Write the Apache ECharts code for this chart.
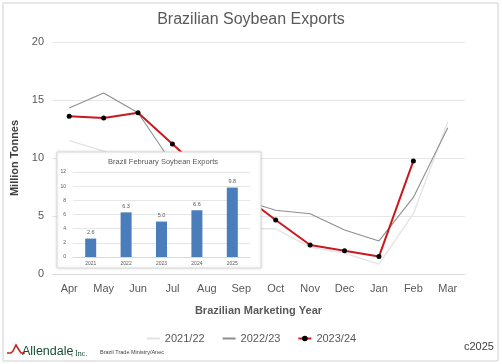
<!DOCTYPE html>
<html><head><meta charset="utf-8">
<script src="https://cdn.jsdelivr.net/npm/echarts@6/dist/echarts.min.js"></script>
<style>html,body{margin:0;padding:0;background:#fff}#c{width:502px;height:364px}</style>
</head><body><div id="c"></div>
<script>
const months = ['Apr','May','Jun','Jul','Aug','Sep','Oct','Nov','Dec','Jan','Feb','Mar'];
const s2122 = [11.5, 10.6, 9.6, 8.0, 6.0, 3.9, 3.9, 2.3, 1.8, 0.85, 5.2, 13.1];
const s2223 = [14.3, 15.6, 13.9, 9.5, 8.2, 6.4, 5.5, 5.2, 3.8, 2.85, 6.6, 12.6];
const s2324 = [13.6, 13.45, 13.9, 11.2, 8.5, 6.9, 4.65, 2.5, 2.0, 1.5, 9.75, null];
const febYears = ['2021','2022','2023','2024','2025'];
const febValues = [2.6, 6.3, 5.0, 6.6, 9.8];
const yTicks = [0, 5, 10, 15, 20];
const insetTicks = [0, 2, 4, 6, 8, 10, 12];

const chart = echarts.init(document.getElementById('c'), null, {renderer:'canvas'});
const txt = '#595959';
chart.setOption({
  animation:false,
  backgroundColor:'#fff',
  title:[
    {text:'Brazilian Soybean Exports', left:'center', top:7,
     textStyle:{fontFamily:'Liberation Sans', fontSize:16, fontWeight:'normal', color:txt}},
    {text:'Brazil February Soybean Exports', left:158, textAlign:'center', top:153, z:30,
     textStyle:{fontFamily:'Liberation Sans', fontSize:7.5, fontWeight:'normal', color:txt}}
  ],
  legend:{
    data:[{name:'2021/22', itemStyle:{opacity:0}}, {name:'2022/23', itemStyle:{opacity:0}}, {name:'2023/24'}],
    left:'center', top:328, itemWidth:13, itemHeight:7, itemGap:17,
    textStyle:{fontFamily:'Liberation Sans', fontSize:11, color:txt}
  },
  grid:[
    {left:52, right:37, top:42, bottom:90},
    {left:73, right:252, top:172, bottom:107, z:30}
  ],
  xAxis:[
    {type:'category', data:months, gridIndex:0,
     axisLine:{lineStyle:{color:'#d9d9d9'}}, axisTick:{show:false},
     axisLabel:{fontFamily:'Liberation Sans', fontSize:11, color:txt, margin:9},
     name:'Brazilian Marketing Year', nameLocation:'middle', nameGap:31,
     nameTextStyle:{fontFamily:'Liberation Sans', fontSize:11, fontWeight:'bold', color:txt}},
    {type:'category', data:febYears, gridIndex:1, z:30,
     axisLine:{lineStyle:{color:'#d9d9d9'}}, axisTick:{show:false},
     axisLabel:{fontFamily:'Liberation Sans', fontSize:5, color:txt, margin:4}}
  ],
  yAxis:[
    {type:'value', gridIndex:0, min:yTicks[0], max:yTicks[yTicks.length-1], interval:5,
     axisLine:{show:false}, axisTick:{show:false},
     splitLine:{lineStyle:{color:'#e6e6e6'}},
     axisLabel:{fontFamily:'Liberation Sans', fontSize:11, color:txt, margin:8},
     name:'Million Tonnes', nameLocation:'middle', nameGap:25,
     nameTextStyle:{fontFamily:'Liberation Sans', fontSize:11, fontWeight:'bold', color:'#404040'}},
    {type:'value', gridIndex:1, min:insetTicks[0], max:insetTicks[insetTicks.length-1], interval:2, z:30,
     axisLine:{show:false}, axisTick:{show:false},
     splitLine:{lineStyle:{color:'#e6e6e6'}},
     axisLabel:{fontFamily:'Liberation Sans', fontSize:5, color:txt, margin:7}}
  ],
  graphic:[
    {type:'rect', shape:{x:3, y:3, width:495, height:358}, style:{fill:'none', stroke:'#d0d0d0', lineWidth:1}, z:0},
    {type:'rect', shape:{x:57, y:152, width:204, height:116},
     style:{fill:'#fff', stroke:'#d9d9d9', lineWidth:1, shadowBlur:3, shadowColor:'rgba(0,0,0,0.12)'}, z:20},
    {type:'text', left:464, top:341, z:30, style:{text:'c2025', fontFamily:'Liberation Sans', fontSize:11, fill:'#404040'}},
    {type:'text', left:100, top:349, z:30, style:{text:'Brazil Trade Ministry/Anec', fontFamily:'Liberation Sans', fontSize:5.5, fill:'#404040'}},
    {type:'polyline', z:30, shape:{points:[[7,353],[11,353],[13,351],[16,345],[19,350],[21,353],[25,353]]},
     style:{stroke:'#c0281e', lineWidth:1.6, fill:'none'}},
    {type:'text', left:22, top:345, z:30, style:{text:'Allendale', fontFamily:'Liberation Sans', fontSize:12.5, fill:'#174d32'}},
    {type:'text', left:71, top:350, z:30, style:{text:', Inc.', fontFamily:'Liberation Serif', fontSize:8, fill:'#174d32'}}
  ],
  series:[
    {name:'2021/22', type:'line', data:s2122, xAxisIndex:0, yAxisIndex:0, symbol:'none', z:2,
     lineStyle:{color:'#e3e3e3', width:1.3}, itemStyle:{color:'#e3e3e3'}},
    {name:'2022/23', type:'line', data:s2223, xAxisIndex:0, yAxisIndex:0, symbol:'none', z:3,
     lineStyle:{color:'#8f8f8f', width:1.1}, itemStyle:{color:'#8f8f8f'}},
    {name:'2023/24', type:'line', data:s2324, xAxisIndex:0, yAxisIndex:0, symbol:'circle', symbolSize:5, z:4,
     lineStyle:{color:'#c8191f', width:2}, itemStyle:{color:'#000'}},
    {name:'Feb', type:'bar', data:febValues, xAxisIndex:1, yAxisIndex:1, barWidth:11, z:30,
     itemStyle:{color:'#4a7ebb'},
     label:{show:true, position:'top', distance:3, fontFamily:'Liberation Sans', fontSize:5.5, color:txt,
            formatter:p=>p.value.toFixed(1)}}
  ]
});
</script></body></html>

-- -- --

◆ Written request ◆
Transcribe the full listing above exactly as it stands, minus the pictures.

◆ Finished task ◆
Write the Apache ECharts code for this chart.
<!DOCTYPE html>
<html><head><meta charset="utf-8">
<script src="https://cdn.jsdelivr.net/npm/echarts@6/dist/echarts.min.js"></script>
<style>html,body{margin:0;padding:0;background:#fff}#c{width:502px;height:364px}</style>
</head><body><div id="c"></div>
<script>
const months = ['Apr','May','Jun','Jul','Aug','Sep','Oct','Nov','Dec','Jan','Feb','Mar'];
const s2122 = [11.5, 10.6, 9.6, 8.0, 6.0, 3.9, 3.9, 2.3, 1.8, 0.85, 5.2, 13.1];
const s2223 = [14.3, 15.6, 13.9, 9.5, 8.2, 6.4, 5.5, 5.2, 3.8, 2.85, 6.6, 12.6];
const s2324 = [13.6, 13.45, 13.9, 11.2, 8.5, 6.9, 4.65, 2.5, 2.0, 1.5, 9.75, null];
const febYears = ['2021','2022','2023','2024','2025'];
const febValues = [2.6, 6.3, 5.0, 6.6, 9.8];
const yTicks = [0, 5, 10, 15, 20];
const insetTicks = [0, 2, 4, 6, 8, 10, 12];

const chart = echarts.init(document.getElementById('c'), null, {renderer:'canvas'});
const txt = '#595959';
chart.setOption({
  animation:false,
  backgroundColor:'#fff',
  title:[
    {text:'Brazilian Soybean Exports', left:'center', top:7,
     textStyle:{fontFamily:'Liberation Sans', fontSize:16, fontWeight:'normal', color:txt}},
    {text:'Brazil February Soybean Exports', left:158, textAlign:'center', top:153, z:30,
     textStyle:{fontFamily:'Liberation Sans', fontSize:7.5, fontWeight:'normal', color:txt}}
  ],
  legend:{
    data:[{name:'2021/22', itemStyle:{opacity:0}}, {name:'2022/23', itemStyle:{opacity:0}}, {name:'2023/24'}],
    left:'center', top:328, itemWidth:13, itemHeight:7, itemGap:17,
    textStyle:{fontFamily:'Liberation Sans', fontSize:11, color:txt}
  },
  grid:[
    {left:52, right:37, top:42, bottom:90},
    {left:73, right:252, top:172, bottom:107, z:30}
  ],
  xAxis:[
    {type:'category', data:months, gridIndex:0,
     axisLine:{lineStyle:{color:'#d9d9d9'}}, axisTick:{show:false},
     axisLabel:{fontFamily:'Liberation Sans', fontSize:11, color:txt, margin:9},
     name:'Brazilian Marketing Year', nameLocation:'middle', nameGap:31,
     nameTextStyle:{fontFamily:'Liberation Sans', fontSize:11, fontWeight:'bold', color:txt}},
    {type:'category', data:febYears, gridIndex:1, z:30,
     axisLine:{lineStyle:{color:'#d9d9d9'}}, axisTick:{show:false},
     axisLabel:{fontFamily:'Liberation Sans', fontSize:5, color:txt, margin:4}}
  ],
  yAxis:[
    {type:'value', gridIndex:0, min:yTicks[0], max:yTicks[yTicks.length-1], interval:5,
     axisLine:{show:false}, axisTick:{show:false},
     splitLine:{lineStyle:{color:'#e6e6e6'}},
     axisLabel:{fontFamily:'Liberation Sans', fontSize:11, color:txt, margin:8},
     name:'Million Tonnes', nameLocation:'middle', nameGap:25,
     nameTextStyle:{fontFamily:'Liberation Sans', fontSize:11, fontWeight:'bold', color:'#404040'}},
    {type:'value', gridIndex:1, min:insetTicks[0], max:insetTicks[insetTicks.length-1], interval:2, z:30,
     axisLine:{show:false}, axisTick:{show:false},
     splitLine:{lineStyle:{color:'#e6e6e6'}},
     axisLabel:{fontFamily:'Liberation Sans', fontSize:5, color:txt, margin:7}}
  ],
  graphic:[
    {type:'rect', shape:{x:3, y:3, width:495, height:358}, style:{fill:'none', stroke:'#d0d0d0', lineWidth:1}, z:0},
    {type:'rect', shape:{x:57, y:152, width:204, height:116},
     style:{fill:'#fff', stroke:'#d9d9d9', lineWidth:1, shadowBlur:3, shadowColor:'rgba(0,0,0,0.12)'}, z:20},
    {type:'text', left:464, top:341, z:30, style:{text:'c2025', fontFamily:'Liberation Sans', fontSize:11, fill:'#404040'}},
    {type:'text', left:100, top:349, z:30, style:{text:'Brazil Trade Ministry/Anec', fontFamily:'Liberation Sans', fontSize:5.5, fill:'#404040'}},
    {type:'polyline', z:30, shape:{points:[[7,353],[11,353],[13,351],[16,345],[19,350],[21,353],[25,353]]},
     style:{stroke:'#c0281e', lineWidth:1.6, fill:'none'}},
    {type:'text', left:22, top:345, z:30, style:{text:'Allendale', fontFamily:'Liberation Sans', fontSize:12.5, fill:'#174d32'}},
    {type:'text', left:71, top:350, z:30, style:{text:', Inc.', fontFamily:'Liberation Serif', fontSize:8, fill:'#174d32'}}
  ],
  series:[
    {name:'2021/22', type:'line', data:s2122, xAxisIndex:0, yAxisIndex:0, symbol:'none', z:2,
     lineStyle:{color:'#e3e3e3', width:1.3}, itemStyle:{color:'#e3e3e3'}},
    {name:'2022/23', type:'line', data:s2223, xAxisIndex:0, yAxisIndex:0, symbol:'none', z:3,
     lineStyle:{color:'#8f8f8f', width:1.1}, itemStyle:{color:'#8f8f8f'}},
    {name:'2023/24', type:'line', data:s2324, xAxisIndex:0, yAxisIndex:0, symbol:'circle', symbolSize:5, z:4,
     lineStyle:{color:'#c8191f', width:2}, itemStyle:{color:'#000'}},
    {name:'Feb', type:'bar', data:febValues, xAxisIndex:1, yAxisIndex:1, barWidth:11, z:30,
     itemStyle:{color:'#4a7ebb'},
     label:{show:true, position:'top', distance:3, fontFamily:'Liberation Sans', fontSize:5.5, color:txt,
            formatter:p=>p.value.toFixed(1)}}
  ]
});
</script></body></html>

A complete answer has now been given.